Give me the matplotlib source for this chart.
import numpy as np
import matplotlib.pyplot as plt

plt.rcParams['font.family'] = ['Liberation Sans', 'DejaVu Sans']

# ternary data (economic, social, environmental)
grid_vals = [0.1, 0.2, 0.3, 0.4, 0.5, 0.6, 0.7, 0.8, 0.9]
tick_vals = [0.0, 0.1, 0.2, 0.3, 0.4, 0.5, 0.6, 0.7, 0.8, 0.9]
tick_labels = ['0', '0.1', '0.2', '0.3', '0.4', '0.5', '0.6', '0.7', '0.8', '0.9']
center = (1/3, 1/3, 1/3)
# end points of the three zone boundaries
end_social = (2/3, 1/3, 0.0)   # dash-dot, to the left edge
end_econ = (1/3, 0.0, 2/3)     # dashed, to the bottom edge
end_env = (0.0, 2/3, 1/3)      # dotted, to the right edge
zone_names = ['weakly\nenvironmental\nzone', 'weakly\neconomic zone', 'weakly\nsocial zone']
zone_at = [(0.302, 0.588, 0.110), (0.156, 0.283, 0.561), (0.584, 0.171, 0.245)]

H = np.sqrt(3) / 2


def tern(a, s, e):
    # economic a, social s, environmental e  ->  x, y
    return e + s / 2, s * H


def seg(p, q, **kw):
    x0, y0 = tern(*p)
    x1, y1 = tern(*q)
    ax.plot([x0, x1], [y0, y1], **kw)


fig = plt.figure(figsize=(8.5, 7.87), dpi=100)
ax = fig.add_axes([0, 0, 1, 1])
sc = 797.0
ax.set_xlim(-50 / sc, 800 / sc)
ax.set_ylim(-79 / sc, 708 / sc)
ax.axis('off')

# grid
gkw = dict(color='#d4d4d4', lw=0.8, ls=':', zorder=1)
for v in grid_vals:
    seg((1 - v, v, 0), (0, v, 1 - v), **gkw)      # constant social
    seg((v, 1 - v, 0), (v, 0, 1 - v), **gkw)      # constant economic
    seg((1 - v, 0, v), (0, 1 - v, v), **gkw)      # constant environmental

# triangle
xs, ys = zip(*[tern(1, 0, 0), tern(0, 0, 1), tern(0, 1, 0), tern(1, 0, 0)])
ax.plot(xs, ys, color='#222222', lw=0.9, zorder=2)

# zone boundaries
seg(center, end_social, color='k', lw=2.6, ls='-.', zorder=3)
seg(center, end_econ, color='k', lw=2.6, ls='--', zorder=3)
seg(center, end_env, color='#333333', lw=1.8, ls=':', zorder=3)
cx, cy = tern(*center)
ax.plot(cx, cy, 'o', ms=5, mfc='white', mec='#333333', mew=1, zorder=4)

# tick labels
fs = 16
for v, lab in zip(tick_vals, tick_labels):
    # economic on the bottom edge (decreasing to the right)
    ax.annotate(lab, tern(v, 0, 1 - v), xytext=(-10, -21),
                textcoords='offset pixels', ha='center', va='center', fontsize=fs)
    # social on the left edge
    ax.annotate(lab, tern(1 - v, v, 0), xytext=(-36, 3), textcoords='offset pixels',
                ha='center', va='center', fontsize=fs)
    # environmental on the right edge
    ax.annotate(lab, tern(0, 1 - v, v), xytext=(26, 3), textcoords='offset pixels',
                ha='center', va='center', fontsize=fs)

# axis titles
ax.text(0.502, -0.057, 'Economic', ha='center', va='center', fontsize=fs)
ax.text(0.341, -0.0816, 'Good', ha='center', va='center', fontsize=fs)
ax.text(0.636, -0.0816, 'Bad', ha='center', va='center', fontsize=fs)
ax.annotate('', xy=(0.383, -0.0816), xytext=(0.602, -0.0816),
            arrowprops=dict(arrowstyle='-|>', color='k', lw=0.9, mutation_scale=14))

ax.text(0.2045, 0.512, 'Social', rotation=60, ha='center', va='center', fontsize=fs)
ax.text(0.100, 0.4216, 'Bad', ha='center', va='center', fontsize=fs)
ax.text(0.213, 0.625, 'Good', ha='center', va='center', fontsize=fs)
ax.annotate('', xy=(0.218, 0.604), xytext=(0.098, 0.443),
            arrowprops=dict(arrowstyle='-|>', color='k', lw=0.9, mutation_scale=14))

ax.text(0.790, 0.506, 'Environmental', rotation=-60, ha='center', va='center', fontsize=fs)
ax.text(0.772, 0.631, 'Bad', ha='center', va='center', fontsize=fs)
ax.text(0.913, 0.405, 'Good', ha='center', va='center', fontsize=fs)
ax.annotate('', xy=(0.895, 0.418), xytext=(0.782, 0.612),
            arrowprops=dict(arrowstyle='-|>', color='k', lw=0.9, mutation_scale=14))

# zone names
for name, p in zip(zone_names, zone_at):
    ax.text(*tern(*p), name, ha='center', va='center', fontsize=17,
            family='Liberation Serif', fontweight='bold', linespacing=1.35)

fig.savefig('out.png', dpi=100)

########

TO BE DONE: Write out exactly, please, the lines beginning at the start of the material and ending with the line that holds "plt.rcParams['font.family'] = ['Liberation", both included.

THE RESPONSE:
Give me the matplotlib source for this chart.
import numpy as np
import matplotlib.pyplot as plt

plt.rcParams['font.family'] = ['Liberation Sans', 'DejaVu Sans']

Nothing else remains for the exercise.